AIM OF THE TASK: Look below. Copy each line that has "size" in it.

DATA BLOCK:
═══

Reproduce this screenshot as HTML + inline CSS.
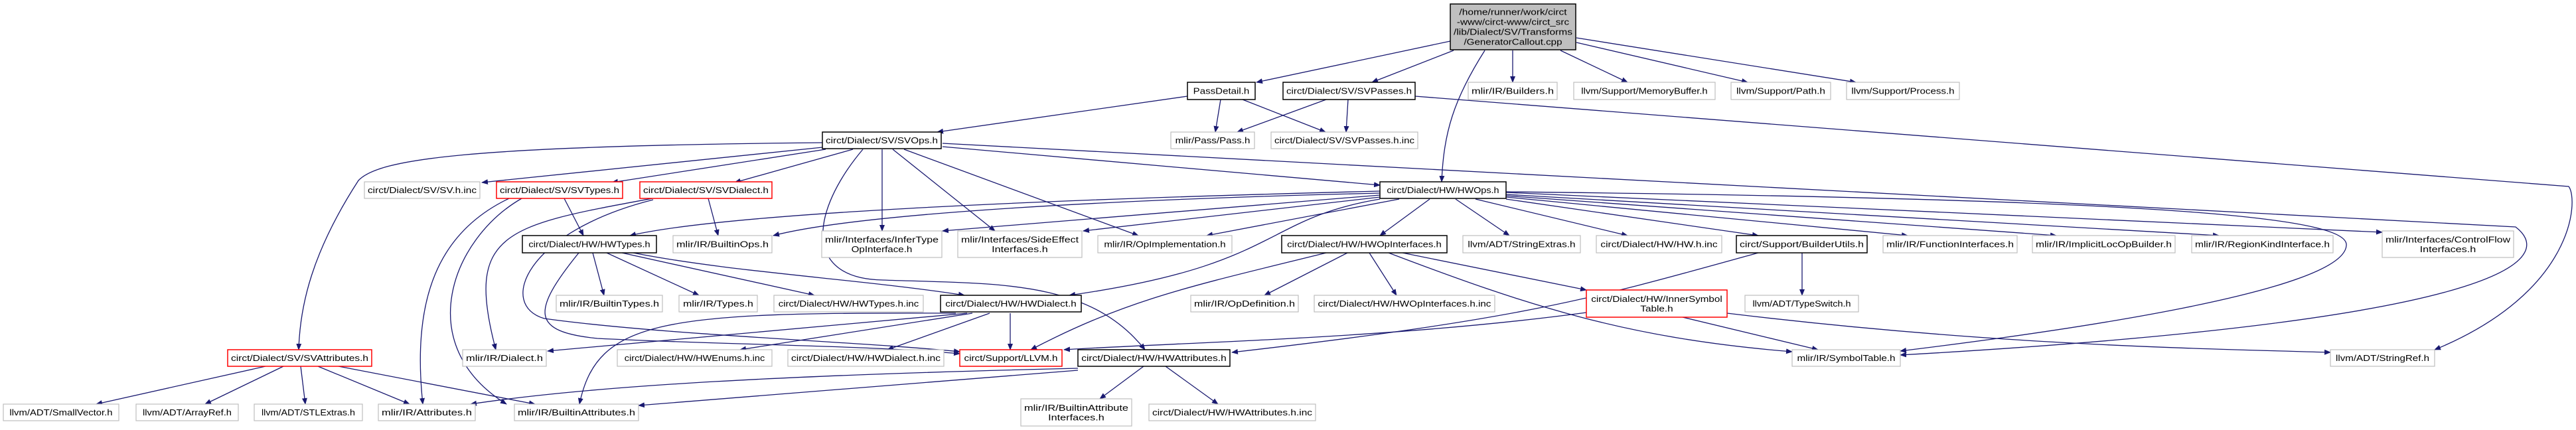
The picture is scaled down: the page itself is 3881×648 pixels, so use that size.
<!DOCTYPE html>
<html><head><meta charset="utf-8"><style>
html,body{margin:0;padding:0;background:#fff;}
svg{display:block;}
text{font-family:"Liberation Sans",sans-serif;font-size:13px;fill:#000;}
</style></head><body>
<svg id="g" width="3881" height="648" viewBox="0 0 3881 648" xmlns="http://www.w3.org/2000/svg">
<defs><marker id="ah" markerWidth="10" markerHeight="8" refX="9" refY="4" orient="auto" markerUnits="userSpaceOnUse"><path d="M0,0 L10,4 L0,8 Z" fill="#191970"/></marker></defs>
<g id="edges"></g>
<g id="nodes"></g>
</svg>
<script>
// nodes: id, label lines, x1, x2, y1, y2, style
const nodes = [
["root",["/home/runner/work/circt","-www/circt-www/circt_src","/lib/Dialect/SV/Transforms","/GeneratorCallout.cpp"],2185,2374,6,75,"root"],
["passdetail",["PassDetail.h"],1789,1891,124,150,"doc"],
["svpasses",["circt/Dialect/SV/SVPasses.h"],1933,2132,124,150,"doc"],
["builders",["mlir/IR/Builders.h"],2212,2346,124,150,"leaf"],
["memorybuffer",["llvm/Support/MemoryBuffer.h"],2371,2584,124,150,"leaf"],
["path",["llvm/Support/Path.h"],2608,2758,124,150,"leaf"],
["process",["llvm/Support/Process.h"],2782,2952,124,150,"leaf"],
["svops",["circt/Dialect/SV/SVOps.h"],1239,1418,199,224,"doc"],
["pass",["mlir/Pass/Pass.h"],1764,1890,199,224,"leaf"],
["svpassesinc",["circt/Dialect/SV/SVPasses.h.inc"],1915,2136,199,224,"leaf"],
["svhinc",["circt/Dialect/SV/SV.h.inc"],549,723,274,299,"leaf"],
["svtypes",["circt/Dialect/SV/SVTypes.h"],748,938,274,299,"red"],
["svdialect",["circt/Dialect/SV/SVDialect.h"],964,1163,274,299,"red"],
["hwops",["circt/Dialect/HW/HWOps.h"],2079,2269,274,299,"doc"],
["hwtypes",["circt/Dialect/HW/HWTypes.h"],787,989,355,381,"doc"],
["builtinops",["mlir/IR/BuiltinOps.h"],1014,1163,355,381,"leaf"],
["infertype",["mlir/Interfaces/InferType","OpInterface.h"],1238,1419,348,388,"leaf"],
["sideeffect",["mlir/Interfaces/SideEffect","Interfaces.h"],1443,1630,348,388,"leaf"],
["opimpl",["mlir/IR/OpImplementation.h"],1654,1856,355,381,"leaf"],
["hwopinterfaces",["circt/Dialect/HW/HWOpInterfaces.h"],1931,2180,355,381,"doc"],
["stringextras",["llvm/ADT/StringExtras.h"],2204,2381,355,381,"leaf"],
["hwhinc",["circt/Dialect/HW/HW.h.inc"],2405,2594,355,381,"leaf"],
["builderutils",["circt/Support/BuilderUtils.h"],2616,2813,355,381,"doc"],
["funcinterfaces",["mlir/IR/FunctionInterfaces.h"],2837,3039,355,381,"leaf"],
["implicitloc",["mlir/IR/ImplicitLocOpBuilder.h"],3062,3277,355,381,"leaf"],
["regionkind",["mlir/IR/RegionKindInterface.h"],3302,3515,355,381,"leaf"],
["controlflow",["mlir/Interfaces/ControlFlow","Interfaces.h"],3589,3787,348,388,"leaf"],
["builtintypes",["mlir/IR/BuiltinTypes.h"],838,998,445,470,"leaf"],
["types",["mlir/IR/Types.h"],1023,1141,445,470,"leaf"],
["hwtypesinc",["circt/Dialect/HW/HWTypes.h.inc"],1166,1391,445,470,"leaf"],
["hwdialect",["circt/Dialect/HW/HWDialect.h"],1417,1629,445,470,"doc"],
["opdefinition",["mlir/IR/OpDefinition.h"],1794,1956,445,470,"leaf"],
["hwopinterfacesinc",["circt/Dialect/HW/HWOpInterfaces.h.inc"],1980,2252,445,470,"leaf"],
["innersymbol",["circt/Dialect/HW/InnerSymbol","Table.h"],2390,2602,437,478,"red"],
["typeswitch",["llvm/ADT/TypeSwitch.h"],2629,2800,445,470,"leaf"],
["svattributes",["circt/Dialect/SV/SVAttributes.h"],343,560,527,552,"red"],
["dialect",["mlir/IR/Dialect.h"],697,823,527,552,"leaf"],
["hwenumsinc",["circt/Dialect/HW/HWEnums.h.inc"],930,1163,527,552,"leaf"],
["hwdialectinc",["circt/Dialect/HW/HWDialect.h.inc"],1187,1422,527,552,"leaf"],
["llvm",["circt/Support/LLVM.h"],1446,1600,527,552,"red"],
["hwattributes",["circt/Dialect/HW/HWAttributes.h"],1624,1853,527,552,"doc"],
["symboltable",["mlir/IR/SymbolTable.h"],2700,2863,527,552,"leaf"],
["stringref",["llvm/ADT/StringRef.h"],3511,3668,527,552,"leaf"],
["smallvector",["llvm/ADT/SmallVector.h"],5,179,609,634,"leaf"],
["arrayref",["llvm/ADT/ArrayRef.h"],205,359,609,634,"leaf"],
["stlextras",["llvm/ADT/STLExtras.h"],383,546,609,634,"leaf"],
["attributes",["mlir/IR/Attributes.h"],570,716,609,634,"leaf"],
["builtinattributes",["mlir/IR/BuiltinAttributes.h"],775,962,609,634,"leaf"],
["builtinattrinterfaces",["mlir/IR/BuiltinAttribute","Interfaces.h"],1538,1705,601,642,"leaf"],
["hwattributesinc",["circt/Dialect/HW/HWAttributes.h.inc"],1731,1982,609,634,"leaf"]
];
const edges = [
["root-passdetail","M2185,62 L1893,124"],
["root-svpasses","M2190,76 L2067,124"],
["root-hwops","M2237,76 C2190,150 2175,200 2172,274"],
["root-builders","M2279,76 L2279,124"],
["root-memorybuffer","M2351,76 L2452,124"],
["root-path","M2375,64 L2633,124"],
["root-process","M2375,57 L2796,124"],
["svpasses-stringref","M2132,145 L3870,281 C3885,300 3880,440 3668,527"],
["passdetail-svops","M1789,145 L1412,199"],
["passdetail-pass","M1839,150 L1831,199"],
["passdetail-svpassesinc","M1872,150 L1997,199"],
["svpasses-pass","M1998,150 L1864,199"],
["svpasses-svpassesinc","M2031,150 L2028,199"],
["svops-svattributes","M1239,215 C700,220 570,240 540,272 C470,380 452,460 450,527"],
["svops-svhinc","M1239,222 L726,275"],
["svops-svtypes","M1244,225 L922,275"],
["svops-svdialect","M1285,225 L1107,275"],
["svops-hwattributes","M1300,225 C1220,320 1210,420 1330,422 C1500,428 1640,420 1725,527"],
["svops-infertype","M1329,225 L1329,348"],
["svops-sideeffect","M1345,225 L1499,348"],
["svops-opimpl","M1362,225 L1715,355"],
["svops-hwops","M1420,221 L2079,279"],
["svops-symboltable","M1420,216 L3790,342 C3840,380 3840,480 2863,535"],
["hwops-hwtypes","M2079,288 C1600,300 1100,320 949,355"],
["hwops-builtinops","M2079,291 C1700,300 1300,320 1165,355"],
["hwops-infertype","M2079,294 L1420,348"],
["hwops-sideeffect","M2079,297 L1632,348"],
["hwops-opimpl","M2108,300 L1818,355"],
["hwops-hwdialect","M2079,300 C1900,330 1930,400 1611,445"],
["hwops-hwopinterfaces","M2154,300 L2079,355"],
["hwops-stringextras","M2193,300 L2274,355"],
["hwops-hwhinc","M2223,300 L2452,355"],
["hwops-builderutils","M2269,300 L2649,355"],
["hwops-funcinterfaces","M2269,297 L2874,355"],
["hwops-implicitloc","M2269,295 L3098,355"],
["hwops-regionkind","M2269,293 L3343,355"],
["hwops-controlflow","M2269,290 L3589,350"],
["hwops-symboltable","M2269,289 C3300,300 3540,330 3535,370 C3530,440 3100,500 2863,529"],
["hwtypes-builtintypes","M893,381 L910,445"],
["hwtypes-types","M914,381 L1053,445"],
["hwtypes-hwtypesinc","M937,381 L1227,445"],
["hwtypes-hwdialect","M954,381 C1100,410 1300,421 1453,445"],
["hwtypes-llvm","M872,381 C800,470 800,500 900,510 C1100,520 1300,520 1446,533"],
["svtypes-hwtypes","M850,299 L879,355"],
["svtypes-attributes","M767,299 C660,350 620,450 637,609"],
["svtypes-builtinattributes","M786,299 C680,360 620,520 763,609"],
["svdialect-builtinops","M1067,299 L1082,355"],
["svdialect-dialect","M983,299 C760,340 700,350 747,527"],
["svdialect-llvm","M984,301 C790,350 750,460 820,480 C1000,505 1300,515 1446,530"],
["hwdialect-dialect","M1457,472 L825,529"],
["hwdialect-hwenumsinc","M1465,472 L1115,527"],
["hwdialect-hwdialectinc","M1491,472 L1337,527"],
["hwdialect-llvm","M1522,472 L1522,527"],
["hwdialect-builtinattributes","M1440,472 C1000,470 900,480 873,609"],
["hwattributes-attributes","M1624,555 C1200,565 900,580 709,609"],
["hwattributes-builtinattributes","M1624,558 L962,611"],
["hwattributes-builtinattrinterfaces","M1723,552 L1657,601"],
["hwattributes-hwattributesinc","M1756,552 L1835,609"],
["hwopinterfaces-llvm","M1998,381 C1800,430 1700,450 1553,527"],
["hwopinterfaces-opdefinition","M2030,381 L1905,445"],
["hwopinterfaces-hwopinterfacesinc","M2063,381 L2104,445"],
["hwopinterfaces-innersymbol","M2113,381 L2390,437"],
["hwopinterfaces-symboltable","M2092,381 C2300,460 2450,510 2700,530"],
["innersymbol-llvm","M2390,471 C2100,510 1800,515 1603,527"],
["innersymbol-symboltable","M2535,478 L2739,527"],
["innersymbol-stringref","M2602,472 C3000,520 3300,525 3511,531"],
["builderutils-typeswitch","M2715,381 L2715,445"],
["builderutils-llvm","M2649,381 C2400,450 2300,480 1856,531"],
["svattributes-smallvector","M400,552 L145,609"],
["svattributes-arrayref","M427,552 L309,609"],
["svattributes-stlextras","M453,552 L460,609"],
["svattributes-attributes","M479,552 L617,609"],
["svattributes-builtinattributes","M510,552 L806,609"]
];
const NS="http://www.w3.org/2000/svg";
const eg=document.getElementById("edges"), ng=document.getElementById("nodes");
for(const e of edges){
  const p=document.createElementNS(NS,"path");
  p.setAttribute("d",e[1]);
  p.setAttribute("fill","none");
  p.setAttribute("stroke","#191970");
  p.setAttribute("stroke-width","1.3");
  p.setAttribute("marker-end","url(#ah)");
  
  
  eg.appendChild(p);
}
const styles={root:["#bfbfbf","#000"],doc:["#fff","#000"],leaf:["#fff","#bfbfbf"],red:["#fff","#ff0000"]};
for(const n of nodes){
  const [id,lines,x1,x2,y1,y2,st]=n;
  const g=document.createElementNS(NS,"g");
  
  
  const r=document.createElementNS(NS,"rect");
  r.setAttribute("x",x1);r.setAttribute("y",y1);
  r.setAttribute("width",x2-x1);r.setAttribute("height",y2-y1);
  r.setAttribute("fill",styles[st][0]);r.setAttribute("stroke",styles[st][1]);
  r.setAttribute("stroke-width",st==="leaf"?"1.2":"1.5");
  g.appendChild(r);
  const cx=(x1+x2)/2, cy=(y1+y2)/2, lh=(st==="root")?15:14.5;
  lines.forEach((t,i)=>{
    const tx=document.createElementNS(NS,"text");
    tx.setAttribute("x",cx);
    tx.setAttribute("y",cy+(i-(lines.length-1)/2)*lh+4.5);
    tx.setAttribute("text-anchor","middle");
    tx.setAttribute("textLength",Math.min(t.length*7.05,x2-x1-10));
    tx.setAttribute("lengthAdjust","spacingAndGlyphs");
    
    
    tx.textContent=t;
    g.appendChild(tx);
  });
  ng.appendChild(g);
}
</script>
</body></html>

═══

THE ANSWER:
The picture is scaled down: the page itself is 3881×648 pixels, so use that size.
text{font-family:"Liberation Sans",sans-serif;font-size:13px;fill:#000;}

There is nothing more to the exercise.